→ **Aim**
Every line from the one that holds "Write a Python" through the final line should be returned exactly. Omit the pictures.

→ **Extracted information**
══════════

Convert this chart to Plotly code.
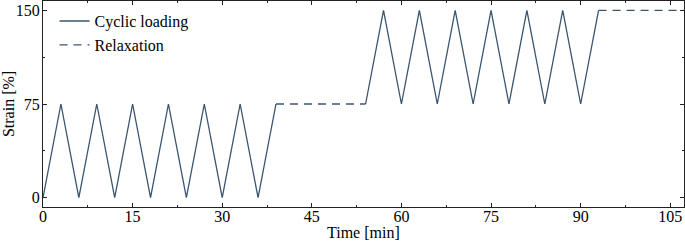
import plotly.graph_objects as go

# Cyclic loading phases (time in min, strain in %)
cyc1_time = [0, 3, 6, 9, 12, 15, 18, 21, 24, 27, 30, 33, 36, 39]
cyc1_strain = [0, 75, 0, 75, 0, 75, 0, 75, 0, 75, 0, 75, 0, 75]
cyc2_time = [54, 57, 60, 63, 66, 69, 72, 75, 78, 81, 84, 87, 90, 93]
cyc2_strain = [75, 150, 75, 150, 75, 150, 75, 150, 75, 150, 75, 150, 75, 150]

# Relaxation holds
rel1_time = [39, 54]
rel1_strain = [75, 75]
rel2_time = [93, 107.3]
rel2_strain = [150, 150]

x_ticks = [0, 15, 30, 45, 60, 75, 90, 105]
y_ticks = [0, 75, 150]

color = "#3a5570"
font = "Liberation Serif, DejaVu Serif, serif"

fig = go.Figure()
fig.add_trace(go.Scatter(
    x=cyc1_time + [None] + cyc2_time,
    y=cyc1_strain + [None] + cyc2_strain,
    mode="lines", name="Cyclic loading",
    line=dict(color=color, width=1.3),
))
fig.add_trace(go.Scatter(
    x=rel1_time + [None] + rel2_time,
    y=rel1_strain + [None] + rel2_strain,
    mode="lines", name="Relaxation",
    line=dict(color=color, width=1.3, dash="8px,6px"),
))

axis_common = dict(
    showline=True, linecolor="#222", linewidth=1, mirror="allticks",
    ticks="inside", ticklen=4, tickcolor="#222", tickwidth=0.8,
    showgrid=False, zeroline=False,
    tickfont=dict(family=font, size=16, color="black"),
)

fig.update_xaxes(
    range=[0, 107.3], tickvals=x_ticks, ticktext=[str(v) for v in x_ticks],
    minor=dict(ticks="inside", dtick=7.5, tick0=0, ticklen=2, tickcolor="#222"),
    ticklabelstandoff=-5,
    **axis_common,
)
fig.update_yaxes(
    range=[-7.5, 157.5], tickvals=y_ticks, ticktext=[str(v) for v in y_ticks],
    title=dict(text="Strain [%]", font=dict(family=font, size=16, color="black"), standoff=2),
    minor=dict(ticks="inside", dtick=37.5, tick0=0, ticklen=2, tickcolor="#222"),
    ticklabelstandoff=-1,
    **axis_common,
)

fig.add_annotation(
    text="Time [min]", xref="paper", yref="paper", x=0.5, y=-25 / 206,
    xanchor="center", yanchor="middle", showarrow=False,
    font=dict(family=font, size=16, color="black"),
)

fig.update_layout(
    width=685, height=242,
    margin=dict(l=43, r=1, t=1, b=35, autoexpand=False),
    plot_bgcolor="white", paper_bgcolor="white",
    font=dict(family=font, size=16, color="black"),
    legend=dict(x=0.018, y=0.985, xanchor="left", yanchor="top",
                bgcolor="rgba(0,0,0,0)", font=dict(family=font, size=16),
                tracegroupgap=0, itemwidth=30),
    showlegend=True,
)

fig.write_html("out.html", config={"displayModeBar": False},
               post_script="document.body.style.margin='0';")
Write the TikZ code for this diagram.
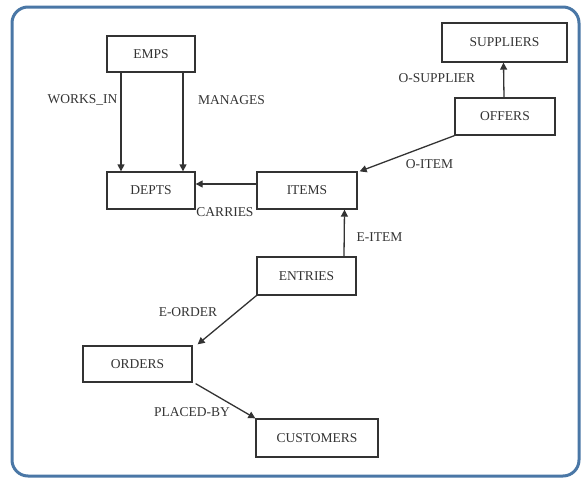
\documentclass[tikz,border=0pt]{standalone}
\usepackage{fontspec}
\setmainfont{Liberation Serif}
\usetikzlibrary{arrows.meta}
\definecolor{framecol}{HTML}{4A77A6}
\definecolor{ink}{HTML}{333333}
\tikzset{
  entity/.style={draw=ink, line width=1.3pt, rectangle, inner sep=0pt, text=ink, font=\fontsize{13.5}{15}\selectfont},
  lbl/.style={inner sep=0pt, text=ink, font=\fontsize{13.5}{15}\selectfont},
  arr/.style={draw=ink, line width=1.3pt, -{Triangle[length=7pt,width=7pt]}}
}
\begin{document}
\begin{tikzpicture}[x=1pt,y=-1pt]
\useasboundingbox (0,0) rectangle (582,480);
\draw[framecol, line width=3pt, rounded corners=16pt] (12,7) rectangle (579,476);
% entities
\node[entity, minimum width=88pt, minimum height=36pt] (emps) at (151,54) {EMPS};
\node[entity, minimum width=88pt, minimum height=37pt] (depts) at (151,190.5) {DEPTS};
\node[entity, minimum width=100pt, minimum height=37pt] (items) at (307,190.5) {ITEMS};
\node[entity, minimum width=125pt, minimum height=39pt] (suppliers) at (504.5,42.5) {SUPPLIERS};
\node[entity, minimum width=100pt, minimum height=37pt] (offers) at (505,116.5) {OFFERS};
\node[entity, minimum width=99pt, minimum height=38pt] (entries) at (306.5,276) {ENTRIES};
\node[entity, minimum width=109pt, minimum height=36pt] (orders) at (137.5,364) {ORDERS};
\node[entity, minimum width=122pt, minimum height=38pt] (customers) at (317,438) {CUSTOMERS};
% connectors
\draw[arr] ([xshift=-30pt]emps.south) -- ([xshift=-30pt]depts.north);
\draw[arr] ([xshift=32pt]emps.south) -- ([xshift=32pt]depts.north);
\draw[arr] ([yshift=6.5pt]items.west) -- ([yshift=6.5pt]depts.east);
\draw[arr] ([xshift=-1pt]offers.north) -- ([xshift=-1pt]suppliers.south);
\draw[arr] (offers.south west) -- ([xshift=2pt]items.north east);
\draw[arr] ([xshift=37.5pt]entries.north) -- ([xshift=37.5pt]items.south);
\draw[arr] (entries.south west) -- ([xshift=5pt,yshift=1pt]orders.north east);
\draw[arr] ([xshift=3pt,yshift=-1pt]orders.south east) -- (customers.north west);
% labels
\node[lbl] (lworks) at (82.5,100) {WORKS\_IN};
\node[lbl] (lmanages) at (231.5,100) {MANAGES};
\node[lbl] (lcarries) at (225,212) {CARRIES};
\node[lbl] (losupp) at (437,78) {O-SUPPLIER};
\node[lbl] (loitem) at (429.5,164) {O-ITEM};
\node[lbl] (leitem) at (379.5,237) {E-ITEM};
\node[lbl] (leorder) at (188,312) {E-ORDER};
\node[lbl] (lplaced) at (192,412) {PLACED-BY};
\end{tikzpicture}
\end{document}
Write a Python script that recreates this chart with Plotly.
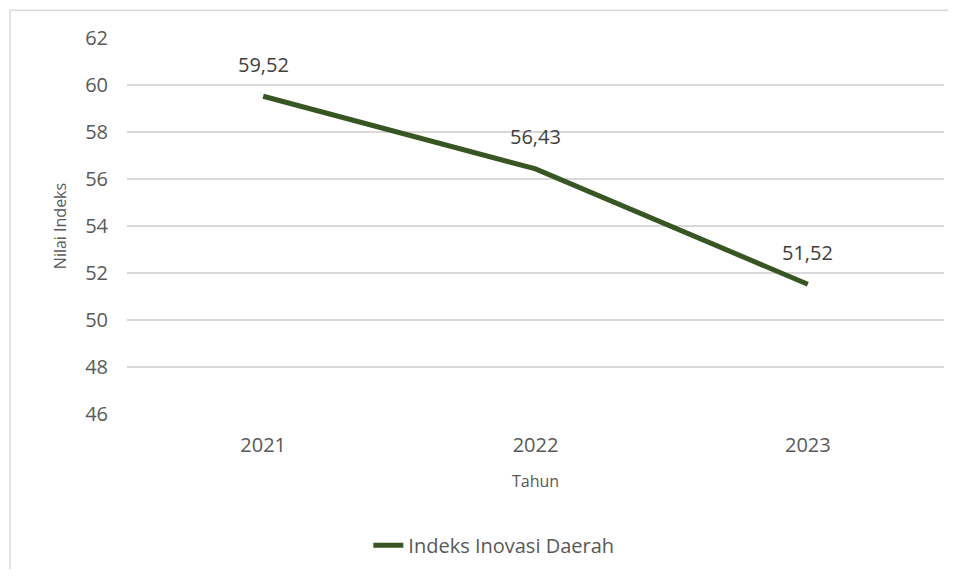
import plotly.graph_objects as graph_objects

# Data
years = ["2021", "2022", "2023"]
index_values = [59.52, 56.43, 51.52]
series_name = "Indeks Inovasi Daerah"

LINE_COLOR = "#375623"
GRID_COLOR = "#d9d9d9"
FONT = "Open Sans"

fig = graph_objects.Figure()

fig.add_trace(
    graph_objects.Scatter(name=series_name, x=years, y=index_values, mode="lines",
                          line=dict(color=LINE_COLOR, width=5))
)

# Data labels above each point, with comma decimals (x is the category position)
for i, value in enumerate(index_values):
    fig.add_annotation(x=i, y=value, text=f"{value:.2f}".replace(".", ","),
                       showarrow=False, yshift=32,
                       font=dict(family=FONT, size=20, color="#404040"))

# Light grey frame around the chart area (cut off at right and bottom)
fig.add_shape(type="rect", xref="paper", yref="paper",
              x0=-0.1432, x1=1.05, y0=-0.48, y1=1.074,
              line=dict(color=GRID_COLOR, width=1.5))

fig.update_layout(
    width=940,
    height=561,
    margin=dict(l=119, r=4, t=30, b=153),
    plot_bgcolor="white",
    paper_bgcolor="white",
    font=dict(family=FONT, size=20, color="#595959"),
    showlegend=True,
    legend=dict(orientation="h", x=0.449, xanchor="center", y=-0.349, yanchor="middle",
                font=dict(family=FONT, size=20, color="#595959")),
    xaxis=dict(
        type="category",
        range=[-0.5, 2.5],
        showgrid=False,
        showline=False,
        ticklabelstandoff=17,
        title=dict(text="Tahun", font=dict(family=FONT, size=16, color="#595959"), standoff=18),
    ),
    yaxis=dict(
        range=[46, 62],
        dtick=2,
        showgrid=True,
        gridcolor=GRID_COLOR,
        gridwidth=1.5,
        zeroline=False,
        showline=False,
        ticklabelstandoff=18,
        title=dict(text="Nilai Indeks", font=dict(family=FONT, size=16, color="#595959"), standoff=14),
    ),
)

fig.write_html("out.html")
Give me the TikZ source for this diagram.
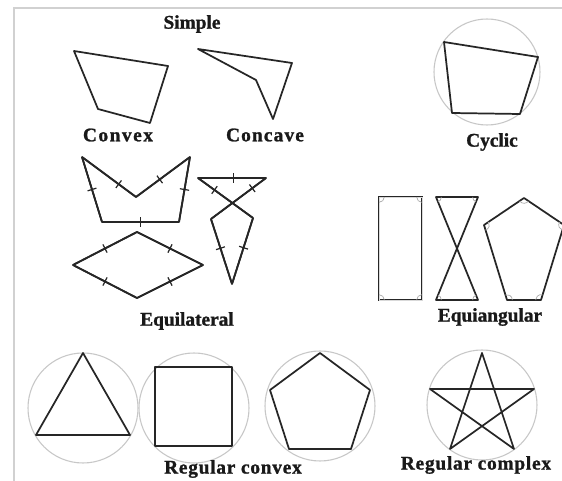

══════════

→ **Response to this task**
Write a Python script that recreates this chart with Plotly.
import plotly.graph_objects as graph_objects

# Data
years = ["2021", "2022", "2023"]
index_values = [59.52, 56.43, 51.52]
series_name = "Indeks Inovasi Daerah"

LINE_COLOR = "#375623"
GRID_COLOR = "#d9d9d9"
FONT = "Open Sans"

fig = graph_objects.Figure()

fig.add_trace(
    graph_objects.Scatter(name=series_name, x=years, y=index_values, mode="lines",
                          line=dict(color=LINE_COLOR, width=5))
)

# Data labels above each point, with comma decimals (x is the category position)
for i, value in enumerate(index_values):
    fig.add_annotation(x=i, y=value, text=f"{value:.2f}".replace(".", ","),
                       showarrow=False, yshift=32,
                       font=dict(family=FONT, size=20, color="#404040"))

# Light grey frame around the chart area (cut off at right and bottom)
fig.add_shape(type="rect", xref="paper", yref="paper",
              x0=-0.1432, x1=1.05, y0=-0.48, y1=1.074,
              line=dict(color=GRID_COLOR, width=1.5))

fig.update_layout(
    width=940,
    height=561,
    margin=dict(l=119, r=4, t=30, b=153),
    plot_bgcolor="white",
    paper_bgcolor="white",
    font=dict(family=FONT, size=20, color="#595959"),
    showlegend=True,
    legend=dict(orientation="h", x=0.449, xanchor="center", y=-0.349, yanchor="middle",
                font=dict(family=FONT, size=20, color="#595959")),
    xaxis=dict(
        type="category",
        range=[-0.5, 2.5],
        showgrid=False,
        showline=False,
        ticklabelstandoff=17,
        title=dict(text="Tahun", font=dict(family=FONT, size=16, color="#595959"), standoff=18),
    ),
    yaxis=dict(
        range=[46, 62],
        dtick=2,
        showgrid=True,
        gridcolor=GRID_COLOR,
        gridwidth=1.5,
        zeroline=False,
        showline=False,
        ticklabelstandoff=18,
        title=dict(text="Nilai Indeks", font=dict(family=FONT, size=16, color="#595959"), standoff=14),
    ),
)

fig.write_html("out.html")
Give me the TikZ source for this diagram.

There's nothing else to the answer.